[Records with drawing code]
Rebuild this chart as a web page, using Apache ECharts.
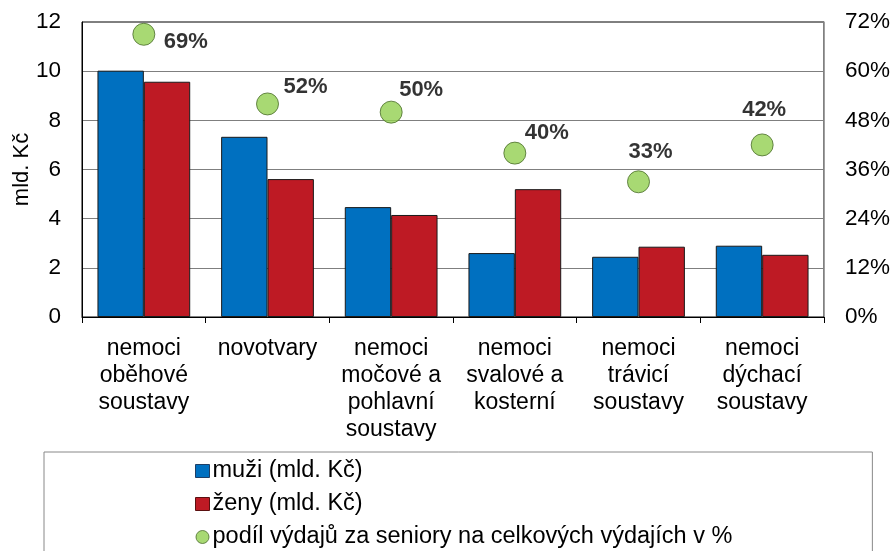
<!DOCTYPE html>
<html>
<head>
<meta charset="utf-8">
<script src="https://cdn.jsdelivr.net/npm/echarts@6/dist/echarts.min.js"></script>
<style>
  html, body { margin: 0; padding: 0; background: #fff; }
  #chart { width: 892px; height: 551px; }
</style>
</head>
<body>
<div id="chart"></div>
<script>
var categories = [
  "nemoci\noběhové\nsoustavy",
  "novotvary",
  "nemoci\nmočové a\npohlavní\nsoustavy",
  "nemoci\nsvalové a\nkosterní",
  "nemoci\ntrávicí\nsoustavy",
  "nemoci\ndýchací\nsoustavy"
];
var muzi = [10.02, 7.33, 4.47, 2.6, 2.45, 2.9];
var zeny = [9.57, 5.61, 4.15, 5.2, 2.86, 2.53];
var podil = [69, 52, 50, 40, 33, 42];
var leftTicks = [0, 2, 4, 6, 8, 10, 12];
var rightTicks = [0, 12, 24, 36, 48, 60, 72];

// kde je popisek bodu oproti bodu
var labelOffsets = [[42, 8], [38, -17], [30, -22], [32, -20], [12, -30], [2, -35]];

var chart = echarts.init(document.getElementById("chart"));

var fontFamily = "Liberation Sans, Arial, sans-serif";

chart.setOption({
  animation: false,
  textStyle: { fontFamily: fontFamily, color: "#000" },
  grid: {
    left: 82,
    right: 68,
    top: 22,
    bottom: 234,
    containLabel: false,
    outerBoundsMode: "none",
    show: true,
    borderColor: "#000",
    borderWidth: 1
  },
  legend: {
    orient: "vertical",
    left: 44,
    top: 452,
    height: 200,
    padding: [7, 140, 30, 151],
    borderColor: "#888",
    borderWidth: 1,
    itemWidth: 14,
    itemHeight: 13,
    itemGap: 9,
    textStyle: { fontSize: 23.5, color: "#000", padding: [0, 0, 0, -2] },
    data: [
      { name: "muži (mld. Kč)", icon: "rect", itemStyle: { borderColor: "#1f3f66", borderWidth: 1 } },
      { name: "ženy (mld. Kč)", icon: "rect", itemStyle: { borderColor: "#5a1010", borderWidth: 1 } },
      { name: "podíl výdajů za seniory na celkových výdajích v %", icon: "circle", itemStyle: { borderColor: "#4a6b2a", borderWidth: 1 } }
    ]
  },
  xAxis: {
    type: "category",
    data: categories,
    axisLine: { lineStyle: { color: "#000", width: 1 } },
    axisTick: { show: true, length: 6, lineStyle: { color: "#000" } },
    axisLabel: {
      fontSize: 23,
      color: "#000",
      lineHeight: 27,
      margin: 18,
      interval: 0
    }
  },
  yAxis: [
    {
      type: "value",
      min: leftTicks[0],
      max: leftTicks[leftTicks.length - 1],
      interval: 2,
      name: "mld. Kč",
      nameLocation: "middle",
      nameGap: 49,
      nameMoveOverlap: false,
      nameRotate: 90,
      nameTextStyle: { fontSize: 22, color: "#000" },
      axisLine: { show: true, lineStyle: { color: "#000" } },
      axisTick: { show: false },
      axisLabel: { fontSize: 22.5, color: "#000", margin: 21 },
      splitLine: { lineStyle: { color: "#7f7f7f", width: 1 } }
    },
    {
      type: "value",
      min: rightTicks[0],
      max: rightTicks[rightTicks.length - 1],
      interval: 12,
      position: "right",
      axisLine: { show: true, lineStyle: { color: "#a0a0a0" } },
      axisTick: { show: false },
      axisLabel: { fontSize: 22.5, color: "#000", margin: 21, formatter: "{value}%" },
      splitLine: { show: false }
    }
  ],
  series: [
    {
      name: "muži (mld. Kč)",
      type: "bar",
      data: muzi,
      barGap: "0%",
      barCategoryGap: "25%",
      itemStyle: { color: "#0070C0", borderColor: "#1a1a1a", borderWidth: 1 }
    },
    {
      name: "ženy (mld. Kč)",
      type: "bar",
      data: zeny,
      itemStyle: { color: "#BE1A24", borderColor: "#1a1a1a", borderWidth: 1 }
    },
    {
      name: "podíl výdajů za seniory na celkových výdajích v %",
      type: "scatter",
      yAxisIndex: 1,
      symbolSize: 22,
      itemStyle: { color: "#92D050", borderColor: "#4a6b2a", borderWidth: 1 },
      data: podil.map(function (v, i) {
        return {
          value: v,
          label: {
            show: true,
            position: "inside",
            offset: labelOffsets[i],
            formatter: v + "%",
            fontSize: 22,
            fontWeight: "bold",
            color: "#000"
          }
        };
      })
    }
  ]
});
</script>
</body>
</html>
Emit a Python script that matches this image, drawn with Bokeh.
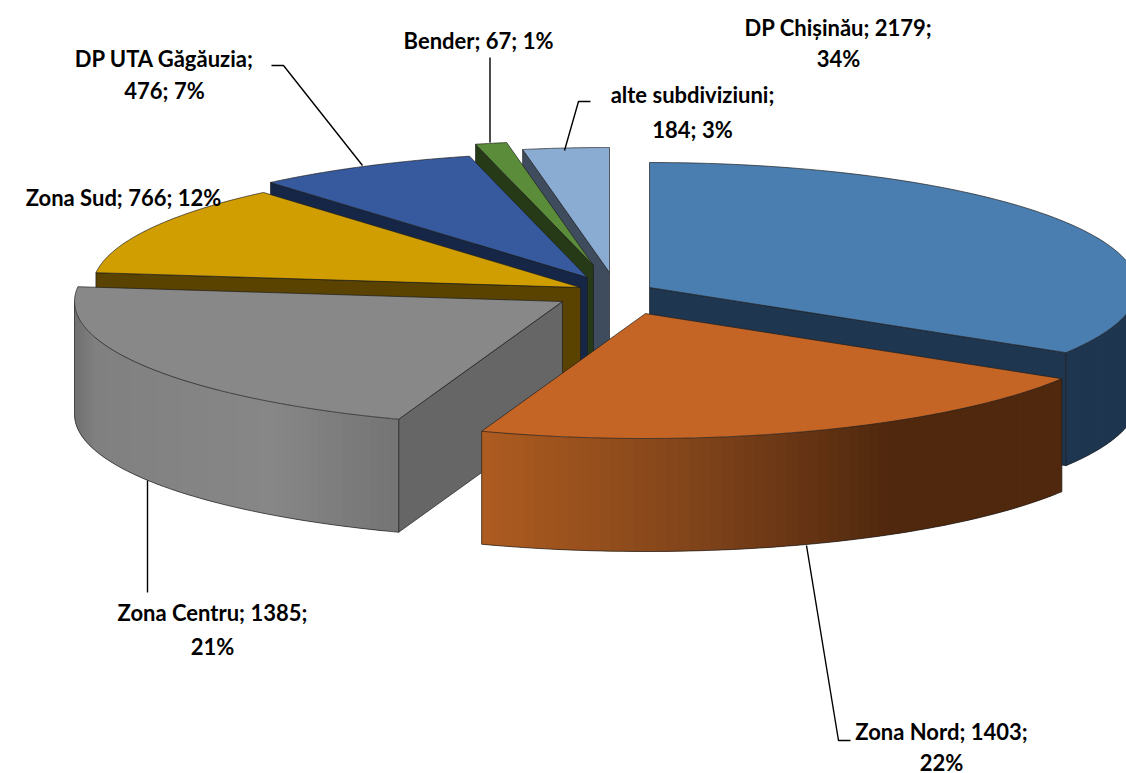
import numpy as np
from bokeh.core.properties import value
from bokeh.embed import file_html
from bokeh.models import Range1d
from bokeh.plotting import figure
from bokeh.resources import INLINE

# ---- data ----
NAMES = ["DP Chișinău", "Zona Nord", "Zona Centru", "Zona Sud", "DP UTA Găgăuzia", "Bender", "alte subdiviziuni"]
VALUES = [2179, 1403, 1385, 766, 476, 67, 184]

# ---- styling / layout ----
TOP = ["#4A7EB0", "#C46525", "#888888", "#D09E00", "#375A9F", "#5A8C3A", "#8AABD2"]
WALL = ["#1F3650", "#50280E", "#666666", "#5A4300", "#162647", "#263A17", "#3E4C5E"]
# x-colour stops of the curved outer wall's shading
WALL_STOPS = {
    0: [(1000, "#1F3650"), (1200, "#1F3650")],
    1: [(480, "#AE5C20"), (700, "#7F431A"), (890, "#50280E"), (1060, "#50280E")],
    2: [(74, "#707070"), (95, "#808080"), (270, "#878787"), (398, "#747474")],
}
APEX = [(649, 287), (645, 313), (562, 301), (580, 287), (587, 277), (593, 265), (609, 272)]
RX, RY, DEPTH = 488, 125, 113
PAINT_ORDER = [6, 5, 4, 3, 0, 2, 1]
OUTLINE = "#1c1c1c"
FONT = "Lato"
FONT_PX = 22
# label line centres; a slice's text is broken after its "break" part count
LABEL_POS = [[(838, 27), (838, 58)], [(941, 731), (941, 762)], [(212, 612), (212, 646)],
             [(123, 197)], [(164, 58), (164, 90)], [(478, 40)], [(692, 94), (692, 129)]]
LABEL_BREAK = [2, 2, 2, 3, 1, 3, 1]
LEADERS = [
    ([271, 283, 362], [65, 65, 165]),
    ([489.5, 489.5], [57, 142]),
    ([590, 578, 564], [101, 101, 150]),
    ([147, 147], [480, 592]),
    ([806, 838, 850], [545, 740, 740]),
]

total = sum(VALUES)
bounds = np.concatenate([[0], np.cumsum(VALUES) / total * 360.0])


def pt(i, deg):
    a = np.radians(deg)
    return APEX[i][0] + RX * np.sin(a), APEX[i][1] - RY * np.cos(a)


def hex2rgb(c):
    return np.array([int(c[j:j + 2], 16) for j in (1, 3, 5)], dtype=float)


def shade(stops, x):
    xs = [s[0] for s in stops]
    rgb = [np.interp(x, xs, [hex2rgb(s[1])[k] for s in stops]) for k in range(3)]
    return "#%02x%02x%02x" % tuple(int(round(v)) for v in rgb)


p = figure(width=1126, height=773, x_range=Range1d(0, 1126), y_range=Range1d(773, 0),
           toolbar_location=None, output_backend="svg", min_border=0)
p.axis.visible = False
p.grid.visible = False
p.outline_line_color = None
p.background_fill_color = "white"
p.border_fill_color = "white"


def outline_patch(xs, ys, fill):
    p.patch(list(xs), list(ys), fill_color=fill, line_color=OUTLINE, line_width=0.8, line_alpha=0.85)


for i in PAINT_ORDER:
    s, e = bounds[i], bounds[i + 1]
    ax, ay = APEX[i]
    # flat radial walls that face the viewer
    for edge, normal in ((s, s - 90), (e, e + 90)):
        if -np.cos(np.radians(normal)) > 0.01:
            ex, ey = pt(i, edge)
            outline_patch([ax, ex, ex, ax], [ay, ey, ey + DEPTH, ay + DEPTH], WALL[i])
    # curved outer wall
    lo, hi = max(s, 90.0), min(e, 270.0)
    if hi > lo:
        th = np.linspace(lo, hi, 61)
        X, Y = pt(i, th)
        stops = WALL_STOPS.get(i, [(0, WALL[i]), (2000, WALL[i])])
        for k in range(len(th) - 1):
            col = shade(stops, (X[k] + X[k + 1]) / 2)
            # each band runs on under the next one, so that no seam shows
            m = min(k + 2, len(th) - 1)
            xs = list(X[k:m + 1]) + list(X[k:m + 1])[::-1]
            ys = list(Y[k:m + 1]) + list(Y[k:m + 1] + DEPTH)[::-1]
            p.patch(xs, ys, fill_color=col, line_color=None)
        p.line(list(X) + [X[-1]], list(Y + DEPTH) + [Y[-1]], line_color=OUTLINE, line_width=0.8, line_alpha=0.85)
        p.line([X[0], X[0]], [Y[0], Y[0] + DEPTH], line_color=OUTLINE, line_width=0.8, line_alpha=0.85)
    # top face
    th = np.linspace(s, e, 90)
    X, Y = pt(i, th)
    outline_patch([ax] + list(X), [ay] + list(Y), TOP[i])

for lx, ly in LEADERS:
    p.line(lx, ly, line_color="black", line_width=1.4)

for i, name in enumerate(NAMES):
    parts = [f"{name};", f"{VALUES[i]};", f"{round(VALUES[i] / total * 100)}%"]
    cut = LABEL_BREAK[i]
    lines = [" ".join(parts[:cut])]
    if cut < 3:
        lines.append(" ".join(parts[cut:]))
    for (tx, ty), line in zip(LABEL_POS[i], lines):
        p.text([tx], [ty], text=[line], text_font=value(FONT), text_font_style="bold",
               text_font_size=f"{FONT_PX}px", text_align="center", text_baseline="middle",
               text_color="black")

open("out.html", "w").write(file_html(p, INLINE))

> **Direction**:
In the listing above, locate each line with "this" and copy it.

> **Solution to the problem**:
Rebuild this chart as a web page, using Apache ECharts.
Emit a Python script that matches this image, drawn with Bokeh.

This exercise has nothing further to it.